White House.gov Press Office Feed
Saturday, June 23, 2012
THE MAKING OF A BATTERY
Army scientists are squeezing more power from batteries by developing new methods and materials with incredible results. “Our battery group has recently developed some new materials that could potentially increase the energy density of batteries by 30 percent,” said Cynthia Lundgren, electrochemical branch chief at the U.S. Army Research Laboratory.
This small group of scientists work on energy and power solutions for America’s soldiers.
“This 30 percent is actually quite a big deal. Typically improvements range about one percent a year with a few step changes,” Lundgren said.
For years, researchers studied how batteries work. They looked at how each component reacts with another.
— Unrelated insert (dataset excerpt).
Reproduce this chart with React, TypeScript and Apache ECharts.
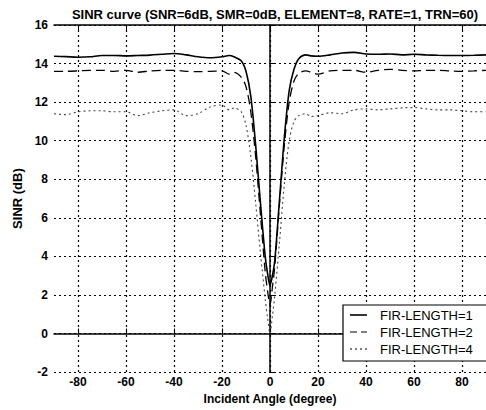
import React, { useEffect, useRef } from "react";
import * as echarts from "echarts";

const angles = [-90, -85, -80, -75, -70, -65, -60, -55, -50, -45, -40, -35, -30, -25, -20, -17, -15, -12, -10, -8, -6, -4, -2, -1, 0, 1, 2, 4, 6, 8, 10, 12, 15, 17, 20, 25, 30, 35, 40, 45, 50, 55, 60, 65, 70, 75, 80, 85, 90];

const fir1 = [14.38, 14.36, 14.33, 14.35, 14.42, 14.42, 14.4, 14.42, 14.44, 14.48, 14.52, 14.45, 14.35, 14.3, 14.35, 14.42, 14.35, 14.15, 13.6, 12.3, 9.8, 6.8, 4.0, 3.1, 2.5, 3.0, 3.8, 7.0, 10.2, 12.6, 13.7, 14.25, 14.45, 14.4, 14.38, 14.45, 14.55, 14.58, 14.5, 14.48, 14.5, 14.45, 14.48, 14.45, 14.43, 14.42, 14.42, 14.43, 14.45];

const fir2 = [13.6, 13.6, 13.62, 13.65, 13.65, 13.6, 13.65, 13.55, 13.62, 13.65, 13.65, 13.6, 13.58, 13.6, 13.62, 13.45, 13.55, 13.3, 12.8, 11.5, 9.2, 6.2, 3.2, 2.2, 1.5, 2.4, 3.5, 6.8, 9.8, 12.0, 13.1, 13.5, 13.62, 13.55, 13.45, 13.62, 13.65, 13.65, 13.55, 13.65, 13.7, 13.65, 13.62, 13.65, 13.65, 13.62, 13.6, 13.62, 13.65];

const fir4 = [11.4, 11.35, 11.5, 11.55, 11.55, 11.5, 11.5, 11.3, 11.45, 11.55, 11.6, 11.3, 11.4, 11.75, 11.85, 11.6, 11.7, 11.5, 10.8, 9.2, 6.8, 4.2, 1.8, 0.8, 0.0, 0.9, 2.0, 4.8, 7.8, 10.0, 11.0, 11.3, 11.4, 11.25, 11.3, 11.45, 11.4, 11.6, 11.65, 11.6, 11.65, 11.7, 11.72, 11.65, 11.6, 11.6, 11.55, 11.5, 11.5];

const xTicks = [-80, -60, -40, -20, 0, 20, 40, 60, 80];
const seriesNames = ["FIR-LENGTH=1", "FIR-LENGTH=2", "FIR-LENGTH=4"];

const FONT = "Liberation Sans, Arial, sans-serif";

export default function App() {
  const ref = useRef<HTMLDivElement>(null);
  useEffect(() => {
    const chart = echarts.init(ref.current!, null, { renderer: "svg" });
    const pairs = (vals: number[]) => angles.map((a, i) => [a, vals[i]]);
    const gridLine = { color: "#000", width: 1.2, type: [2, 3] as any };
    const legendLeft = 343;
    const legendTop = 305;
    const rowY = [315, 332, 349];
    const dashes: any[] = [null, [7, 4], [2, 3]];
    const tickFont = { fontFamily: FONT, fontSize: 12, fontWeight: "bold", color: "#000" };
    const option: any = {
      animation: false,
      backgroundColor: "#fff",
      title: {
        text: "SINR curve (SNR=6dB, SMR=0dB, ELEMENT=8, RATE=1, TRN=60)",
        left: 270,
        top: 3,
        textAlign: "center",
        textStyle: { fontFamily: FONT, fontSize: 13, fontWeight: "bold", color: "#000" },
      },
      grid: { left: 54, top: 25, width: 434, height: 348, containLabel: false },
      xAxis: [
        {
          type: "value",
          min: -90,
          max: 90,
          interval: 10,
          position: "bottom",
          name: "Incident Angle (degree)",
          nameLocation: "middle",
          nameGap: 17,
          nameTextStyle: { fontFamily: FONT, fontSize: 12, fontWeight: "bold", color: "#000" },
          axisLine: { show: true, lineStyle: { color: "#000", width: 1.5 } },
          axisTick: { show: true, inside: true, length: 5, customValues: xTicks, lineStyle: { color: "#000" } },
          axisLabel: { customValues: xTicks, margin: 4, ...tickFont },
          splitLine: { show: false },
        },
        {
          type: "value",
          min: -90,
          max: 90,
          interval: 10,
          position: "top",
          axisLine: { show: true, lineStyle: { color: "#000", width: 1.5 } },
          axisTick: { show: true, inside: true, length: 5, customValues: xTicks, lineStyle: { color: "#000" } },
          axisLabel: { show: false },
          splitLine: { show: false },
        },
      ],
      yAxis: {
        type: "value",
        min: -2,
        max: 16,
        interval: 2,
        name: "SINR (dB)",
        nameLocation: "middle",
        nameGap: 24,
        nameTextStyle: { fontFamily: FONT, fontSize: 13, fontWeight: "bold", color: "#000" },
        axisLine: { show: true, lineStyle: { color: "#000", width: 1.5 } },
        axisTick: { show: true, inside: true, length: 5, lineStyle: { color: "#000" } },
        axisLabel: { margin: 6, ...tickFont },
        splitLine: { show: true, lineStyle: gridLine },
      },
      series: [
        {
          name: seriesNames[0],
          type: "line",
          data: pairs(fir1),
          showSymbol: false,
          smooth: 0.3,
          lineStyle: { color: "#000", width: 1.6 },
          z: 5,
          markLine: {
            silent: true,
            symbol: "none",
            label: { show: false },
            lineStyle: gridLine,
            data: xTicks.map((v) => ({ xAxis: v })),
            z: 1,
          },
        },
        {
          name: seriesNames[1],
          type: "line",
          data: pairs(fir2),
          showSymbol: false,
          smooth: 0.3,
          lineStyle: { color: "#000", width: 1.3, type: [9, 5] },
          z: 4,
        },
        {
          name: seriesNames[2],
          type: "line",
          data: pairs(fir4),
          showSymbol: false,
          smooth: 0.3,
          lineStyle: { color: "#444", width: 1.1, type: [2, 3] },
          z: 3,
        },
      ],
      graphic: [
        {
          type: "rect",
          shape: { x: legendLeft, y: legendTop, width: 150, height: 56 },
          style: { fill: "#fff", stroke: "#000", lineWidth: 1.2 },
          z: 100,
        },
        ...seriesNames.flatMap((n, i) => [
          {
            type: "line",
            shape: { x1: 350, y1: rowY[i], x2: 367, y2: rowY[i] },
            style: { stroke: "#000", lineWidth: i === 0 ? 1.6 : 1.2, lineDash: dashes[i] },
            z: 101,
          },
          {
            type: "text",
            x: 380,
            y: rowY[i],
            style: { text: n, fontFamily: FONT, fontSize: 13, fill: "#000", verticalAlign: "middle" },
            z: 101,
          },
        ]),
      ],
    };
    chart.setOption(option);
    return () => chart.dispose();
  }, []);
  return <div ref={ref} style={{ position: "fixed", left: 0, top: 0, width: 486, height: 410 }} />;
}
At high voltages, batteries are extremely energetic systems.
“There has never been a battery, a single cell, that operated at five volts,” Lundgren explained. “Through our understanding of that interface, we were able to design an additive that you add into the electrolyte that is somewhat of a sacrificial agent. It preferentially reacts with the electrode and forms a stable interface. Now the battery is able to operate at five volts.”
Scientists are calling the additive a major step forward. Since Army researchers Kang Xu and Arthur Cresce designed the substance two years ago, the lab has filed patent applications.
“This is what you would call a quantum leap,” Cresce said. “We’ve gone from circling around a certain type of four volt energy for quite a while. All of a sudden a whole new class of batteries and voltages are open to us. The door is open that was closed before.”
Army research has the potential to reduce battery weight and allow soldiers to carry more ammunition or water.
“Our goal is to make things easier for the soldier,” Lundgren said. “This research started because of the Army’s unique needs. There is a huge investment in batteries.”